Automatic groceries restocking service
The project was part of a design assignment led by Philips. The brief was to design a new business opportunity for the company. The final designed product is a conceptual product-service hybrid that monitors and automatically deliver products when they are out of stock. The product is aimed at busy households or individuals (e.g. households in which both parents have a full time job).
As the brief was business oriented, the process started with a market research. We discovered that the demogaphics of most Philip household-product consumers fell in the category of middle class to upper middle class. Several interviews were conducted with people within those demographics. The goal of those interviews was to understand the lifestyle of those people and identify problems present within the household.
An interesting problem was the frustration of out-of-stock products. The majority of the participants had a full-time job and did groceries on the weekends. However, in some occasions some products were out-of-stock, resulting that they had to do some groceries after work, while they preferred to do something else instead.
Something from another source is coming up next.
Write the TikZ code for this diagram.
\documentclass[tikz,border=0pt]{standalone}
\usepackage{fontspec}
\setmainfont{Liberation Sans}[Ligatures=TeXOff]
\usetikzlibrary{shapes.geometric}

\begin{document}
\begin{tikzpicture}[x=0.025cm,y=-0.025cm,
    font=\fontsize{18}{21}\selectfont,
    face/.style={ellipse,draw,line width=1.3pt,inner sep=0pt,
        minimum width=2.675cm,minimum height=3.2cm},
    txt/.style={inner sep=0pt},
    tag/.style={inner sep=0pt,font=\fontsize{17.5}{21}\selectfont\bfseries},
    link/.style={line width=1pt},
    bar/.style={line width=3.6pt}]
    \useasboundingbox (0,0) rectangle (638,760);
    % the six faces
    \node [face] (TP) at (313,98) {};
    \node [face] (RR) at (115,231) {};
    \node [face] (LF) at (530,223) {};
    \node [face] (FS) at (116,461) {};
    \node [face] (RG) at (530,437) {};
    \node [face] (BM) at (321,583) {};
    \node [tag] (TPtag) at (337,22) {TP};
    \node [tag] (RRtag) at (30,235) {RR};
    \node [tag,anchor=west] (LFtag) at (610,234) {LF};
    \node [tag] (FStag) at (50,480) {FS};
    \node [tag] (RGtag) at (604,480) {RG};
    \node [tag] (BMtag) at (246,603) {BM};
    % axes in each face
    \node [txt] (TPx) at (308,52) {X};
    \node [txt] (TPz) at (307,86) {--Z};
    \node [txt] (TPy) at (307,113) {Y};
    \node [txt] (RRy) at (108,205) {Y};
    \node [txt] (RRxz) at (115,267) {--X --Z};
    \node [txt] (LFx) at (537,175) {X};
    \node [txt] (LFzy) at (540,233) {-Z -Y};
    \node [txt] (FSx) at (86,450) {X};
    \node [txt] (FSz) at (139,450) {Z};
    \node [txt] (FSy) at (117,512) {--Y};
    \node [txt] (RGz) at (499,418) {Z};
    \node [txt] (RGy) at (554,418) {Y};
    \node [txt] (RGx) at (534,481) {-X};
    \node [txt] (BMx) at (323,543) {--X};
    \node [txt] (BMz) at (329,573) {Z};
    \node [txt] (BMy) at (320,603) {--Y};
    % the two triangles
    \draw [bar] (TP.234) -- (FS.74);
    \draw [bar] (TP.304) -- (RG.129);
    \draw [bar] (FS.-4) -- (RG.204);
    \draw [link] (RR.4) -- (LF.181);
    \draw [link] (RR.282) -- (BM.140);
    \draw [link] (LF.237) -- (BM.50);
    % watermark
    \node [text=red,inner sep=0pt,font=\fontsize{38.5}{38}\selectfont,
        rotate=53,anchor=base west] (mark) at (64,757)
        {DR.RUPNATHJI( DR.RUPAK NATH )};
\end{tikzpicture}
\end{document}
Based on the defined problem, business models were generated using the business model canvas. The final idea was a business model that aimed in monopolizing the area of household products. The idea was a docking system that would monitor the status of groceries, and household goods based on weight. Philips would then establish partnerships with suppliers and logistic companies to create a delivery service that would “automatically” do groceries for the users.
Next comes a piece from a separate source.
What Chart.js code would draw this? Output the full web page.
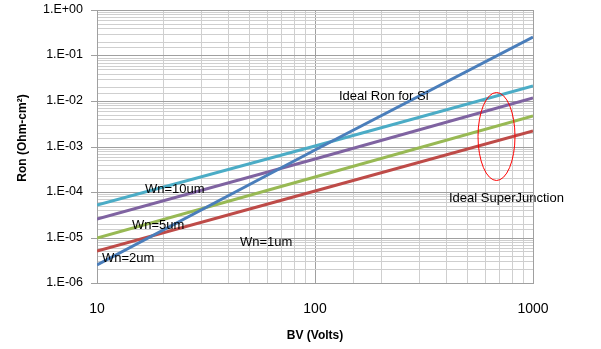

On the other end, the data collected from the docking system could be sold to companies. Furthermore, when the service gains popularity, Philips can charge suppliers a fee in order to make their products compatible with the docking systems.
A list of tasks and requirements were defined. A card sorting session was conducted to prioritize the product’s functionalities and establish the information architecture of the companion app.
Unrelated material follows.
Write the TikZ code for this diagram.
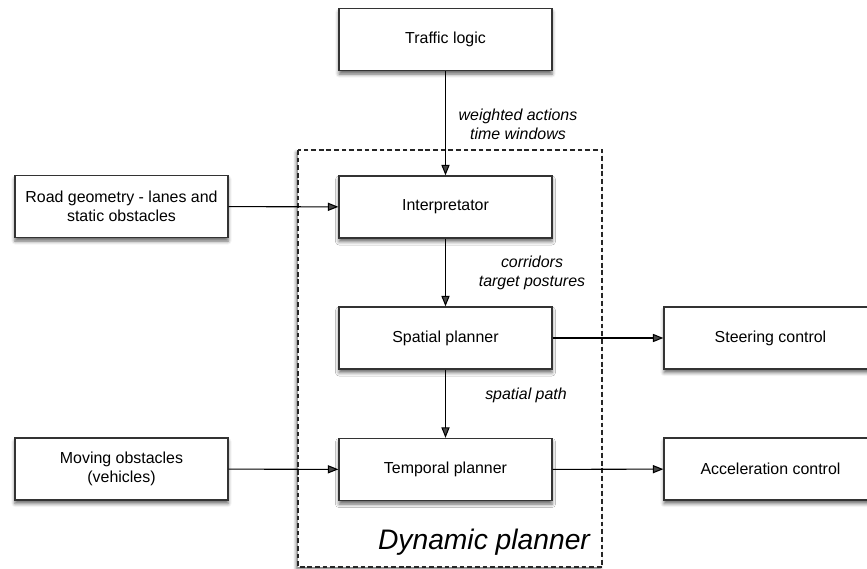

The user has several “docks” installed in her home. These docks monitor the status of the products based on weight. The data is collected in the system. When a product is almost finished, the product will be added to the weekly package. Every week a delivery is made including products that are in need. Consumer data is filtered by Philips and sold to businesses for effective marketing purposes.
Status of products
The companion app show the status of the products and an estimate of when it will be finished.
New docks can be added to the existing docking system. The battery life of the docks are visualized.
In essence the docks are scales that compares the product’s weight with its packaging weight. Data is then visualized in the companion app and stored in the system.